Task description -> Nothing beyond the line containing "red_colors = ['#f9ae93', '#f6694a', '#dc2b26', '#a50f15']" is to be printed; print exactly each line from the start of the records below through that line, leaving out pictures.

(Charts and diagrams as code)
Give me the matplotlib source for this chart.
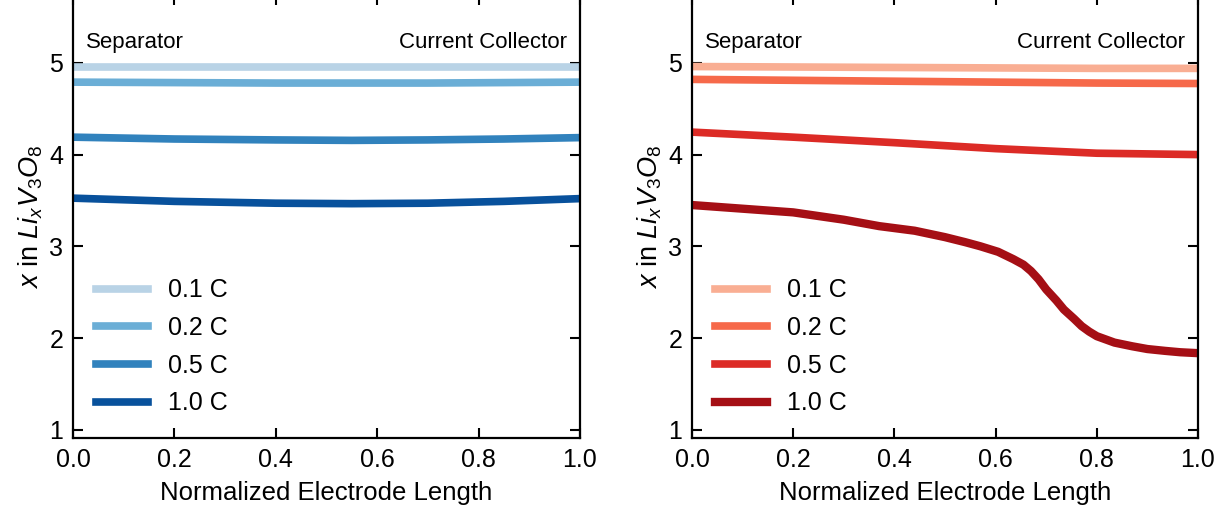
import matplotlib
matplotlib.use("Agg")
import matplotlib.pyplot as plt

plt.rcParams['font.family'] = ['Liberation Sans', 'DejaVu Sans']
plt.rcParams['mathtext.fontset'] = 'custom'
plt.rcParams['mathtext.rm'] = 'Liberation Sans'
plt.rcParams['mathtext.it'] = 'Liberation Sans:italic'
plt.rcParams['lines.solid_joinstyle'] = 'round'

rates = ["0.1 C", "0.2 C", "0.5 C", "1.0 C"]

# Left panel (blue)
xb = [0.0, 0.2, 0.4, 0.55, 0.7, 0.85, 1.0]
blue_01 = [4.96, 4.96, 4.96, 4.96, 4.96, 4.96, 4.96]
blue_02 = [4.79, 4.785, 4.78, 4.78, 4.78, 4.785, 4.79]
blue_05 = [4.19, 4.17, 4.16, 4.155, 4.16, 4.17, 4.185]
blue_10 = [3.525, 3.49, 3.47, 3.465, 3.47, 3.49, 3.52]
blue_colors = ['#b9d3e6', '#6baed6', '#3182bd', '#08519c']

# Right panel (red)
xr_flat = [0.0, 0.2, 0.4, 0.6, 0.8, 1.0]
red_01 = [4.96, 4.955, 4.95, 4.945, 4.94, 4.94]
red_02 = [4.82, 4.81, 4.80, 4.79, 4.78, 4.775]
red_05 = [4.245, 4.19, 4.13, 4.065, 4.015, 4.0]
xr = [0.0, 0.1, 0.2, 0.3, 0.37, 0.44, 0.5, 0.54, 0.57, 0.605, 0.635, 0.655, 0.67,
      0.685, 0.70, 0.72, 0.735, 0.755, 0.77, 0.785, 0.80, 0.82, 0.835, 0.87, 0.9,
      0.935, 0.965, 1.0]
red_10 = [3.45, 3.41, 3.37, 3.29, 3.22, 3.17, 3.10, 3.045, 3.00, 2.94, 2.86, 2.80,
          2.73, 2.64, 2.53, 2.41, 2.31, 2.21, 2.13, 2.07, 2.02, 1.98, 1.95, 1.91,
          1.88, 1.86, 1.845, 1.835]
red_colors = ['#f9ae93', '#f6694a', '#dc2b26', '#a50f15']

fig = plt.figure(figsize=(12.15, 5.08), dpi=100)
ax1 = fig.add_axes([73/1215, 1-438/508, (580-73)/1215, (438+5)/508])
ax2 = fig.add_axes([692/1215, 1-438/508, (1198-692)/1215, (438+5)/508])

def style(ax):
    ax.set_xlim(0, 1)
    ax.set_ylim(0.91, 5.74)
    ax.set_xticks([0, 0.2, 0.4, 0.6, 0.8, 1.0])
    ax.set_xticklabels(['0.0', '0.2', '0.4', '0.6', '0.8', '1.0'])
    ax.set_yticks([1, 2, 3, 4, 5])
    ax.tick_params(direction='in', length=7, width=1.5, labelsize=18,
                   top=True, right=True, pad=7)
    for s in ax.spines.values():
        s.set_linewidth(1.6)
    ax.set_xlabel('Normalized Electrode Length', fontsize=18.5, labelpad=7)
    ax.set_ylabel(r'$x$ in $Li_xV_3O_8$', fontsize=19.5, labelpad=3)
    ax.text(0.025, 5.22, 'Separator', fontsize=16, ha='left', va='center')
    ax.text(0.975, 5.22, 'Current Collector', fontsize=16, ha='right', va='center')
    ax.legend(loc='lower left', bbox_to_anchor=(0.0, 0.0), frameon=False,
              fontsize=18, handlelength=2.1, handletextpad=0.8, labelspacing=0.55)

ax1.plot(xb, blue_01, color=blue_colors[0], lw=5.5, label=rates[0])
ax1.plot(xb, blue_02, color=blue_colors[1], lw=5.5, label=rates[1])
ax1.plot(xb, blue_05, color=blue_colors[2], lw=5.5, label=rates[2])
ax1.plot(xb, blue_10, color=blue_colors[3], lw=5.5, label=rates[3])
style(ax1)

ax2.plot(xr_flat, red_01, color=red_colors[0], lw=5.5, label=rates[0])
ax2.plot(xr_flat, red_02, color=red_colors[1], lw=5.5, label=rates[1])
ax2.plot(xr_flat, red_05, color=red_colors[2], lw=5.5, label=rates[2])
ax2.plot(xr, red_10, color=red_colors[3], lw=6, label=rates[3])
style(ax2)

fig.savefig('out.png', dpi=100)
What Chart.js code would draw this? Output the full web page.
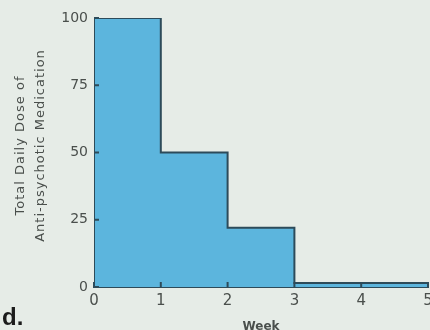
<!DOCTYPE html>
<html>
<head>
<meta charset="utf-8">
<script src="https://cdn.jsdelivr.net/npm/chart.js@4"></script>
<style>
html,body{margin:0;padding:0;background:#e6ece7;}
#wrap{position:relative;width:430px;height:330px;overflow:hidden;}
#panel{position:absolute;left:2px;top:305px;font:bold 24px 'Liberation Sans',sans-serif;line-height:24px;color:#1c1c1c;}
</style>
</head>
<body>
<div id="wrap">
<canvas id="dose" width="430" height="330"></canvas>
<div id="panel">d.</div>
</div>
<script>
// week where each dose level starts, last entry closes the final step
const weeks = [0, 1, 2, 3, 5];
const doses = [100, 50, 22, 1.5, 1.5];

const yTicks = [0, 25, 50, 75, 100];
const xTicks = [0, 1, 2, 3, 4, 5];
const yTitle = ['Total Daily Dose of', 'Anti-psychotic Medication'];
const xTitle = 'Week';

const ink = '#2d4b5a';
const txt = '#4a4f4c';

// outline starts and ends on the baseline
let steps = [{x: weeks[0], y: 0}];
weeks.forEach(function(w, i){
steps.push({x: w, y: doses[i]});
});
steps.push({x: weeks[weeks.length - 1], y: 0});

/* inward tick marks + two line y title */
const extras = {
id: 'extras',
afterDatasetsDraw(chart){
const {ctx, chartArea: a, scales: {x, y}} = chart;
ctx.save();
ctx.strokeStyle = ink;
ctx.lineWidth = 2;
ctx.beginPath();
yTicks.forEach(function(v){
let py = y.getPixelForValue(v);
ctx.moveTo(a.left, py);
ctx.lineTo(a.left + 5, py);
});
xTicks.forEach(function(v){
let px = x.getPixelForValue(v);
ctx.moveTo(px, a.bottom);
ctx.lineTo(px, a.bottom - 5);
});
ctx.stroke();
ctx.restore();
},
afterDraw(chart){
const {ctx, chartArea: a} = chart;
ctx.save();
ctx.fillStyle = txt;
ctx.font = '13px "DejaVu Sans"';
ctx.letterSpacing = '1px';
ctx.textAlign = 'center';
ctx.textBaseline = 'middle';
ctx.translate(a.left - 73, (a.top + a.bottom) / 2 - 7);
ctx.rotate(-Math.PI / 2);
yTitle.forEach(function(line, i){
ctx.fillText(line, 0, i * 20);
});
ctx.restore();
}
};

new Chart(document.getElementById('dose'), {
type: 'line',
data: {
datasets: [{
data: steps,
stepped: true,
fill: 'origin',
backgroundColor: '#5cb5dd',
borderColor: ink,
borderWidth: 2,
pointRadius: 0,
tension: 0
}]
},
options: {
responsive: false,
animation: false,
layout: {padding: {left: 0, right: 2, top: 18, bottom: 0}},
plugins: {legend: {display: false}, tooltip: {enabled: false}},
scales: {
x: {
type: 'linear',
min: 0,
max: 5,
grid: {display: false, drawTicks: false},
border: {display: true, color: ink, width: 2},
afterBuildTicks: function(scale){ scale.ticks = xTicks.map(v => ({value: v})); },
afterFit: function(scale){ scale.height = 43; scale.paddingLeft = 0; scale.paddingRight = 0; },
ticks: {
color: txt,
font: {family: 'DejaVu Sans', size: 15},
padding: 5,
maxRotation: 0,
autoSkip: false
},
title: {
display: true,
text: xTitle,
color: txt,
font: {family: 'DejaVu Sans', size: 12, weight: 'bold'},
padding: {top: 0, bottom: -4}
}
},
y: {
min: 0,
max: 100,
grid: {display: false, drawTicks: false},
border: {display: false},
afterBuildTicks: function(scale){ scale.ticks = yTicks.map(v => ({value: v})); },
afterFit: function(scale){ scale.width = 94; },
ticks: {
color: txt,
font: {family: 'DejaVu Sans', size: 14},
padding: 6
}
}
}
},
plugins: [extras]
});
</script>
</body>
</html>
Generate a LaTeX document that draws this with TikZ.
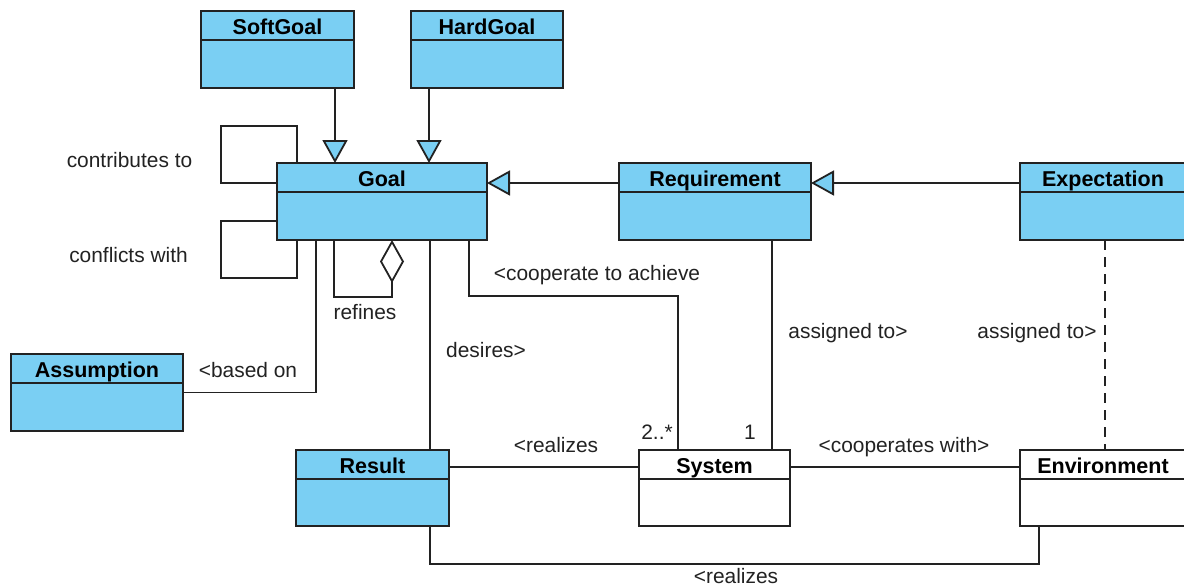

Written reply ->
Give me the matplotlib source for this chart.
import matplotlib
matplotlib.use("Agg")
import matplotlib.pyplot as plt

plt.rcParams['font.family'] = ['Liberation Sans', 'DejaVu Sans']
plt.rcParams['mathtext.fontset'] = 'custom'
plt.rcParams['mathtext.rm'] = 'Liberation Sans'
plt.rcParams['mathtext.it'] = 'Liberation Sans:italic'
plt.rcParams['lines.solid_joinstyle'] = 'round'

rates = ["0.1 C", "0.2 C", "0.5 C", "1.0 C"]

# Left panel (blue)
xb = [0.0, 0.2, 0.4, 0.55, 0.7, 0.85, 1.0]
blue_01 = [4.96, 4.96, 4.96, 4.96, 4.96, 4.96, 4.96]
blue_02 = [4.79, 4.785, 4.78, 4.78, 4.78, 4.785, 4.79]
blue_05 = [4.19, 4.17, 4.16, 4.155, 4.16, 4.17, 4.185]
blue_10 = [3.525, 3.49, 3.47, 3.465, 3.47, 3.49, 3.52]
blue_colors = ['#b9d3e6', '#6baed6', '#3182bd', '#08519c']

# Right panel (red)
xr_flat = [0.0, 0.2, 0.4, 0.6, 0.8, 1.0]
red_01 = [4.96, 4.955, 4.95, 4.945, 4.94, 4.94]
red_02 = [4.82, 4.81, 4.80, 4.79, 4.78, 4.775]
red_05 = [4.245, 4.19, 4.13, 4.065, 4.015, 4.0]
xr = [0.0, 0.1, 0.2, 0.3, 0.37, 0.44, 0.5, 0.54, 0.57, 0.605, 0.635, 0.655, 0.67,
      0.685, 0.70, 0.72, 0.735, 0.755, 0.77, 0.785, 0.80, 0.82, 0.835, 0.87, 0.9,
      0.935, 0.965, 1.0]
red_10 = [3.45, 3.41, 3.37, 3.29, 3.22, 3.17, 3.10, 3.045, 3.00, 2.94, 2.86, 2.80,
          2.73, 2.64, 2.53, 2.41, 2.31, 2.21, 2.13, 2.07, 2.02, 1.98, 1.95, 1.91,
          1.88, 1.86, 1.845, 1.835]
red_colors = ['#f9ae93', '#f6694a', '#dc2b26', '#a50f15']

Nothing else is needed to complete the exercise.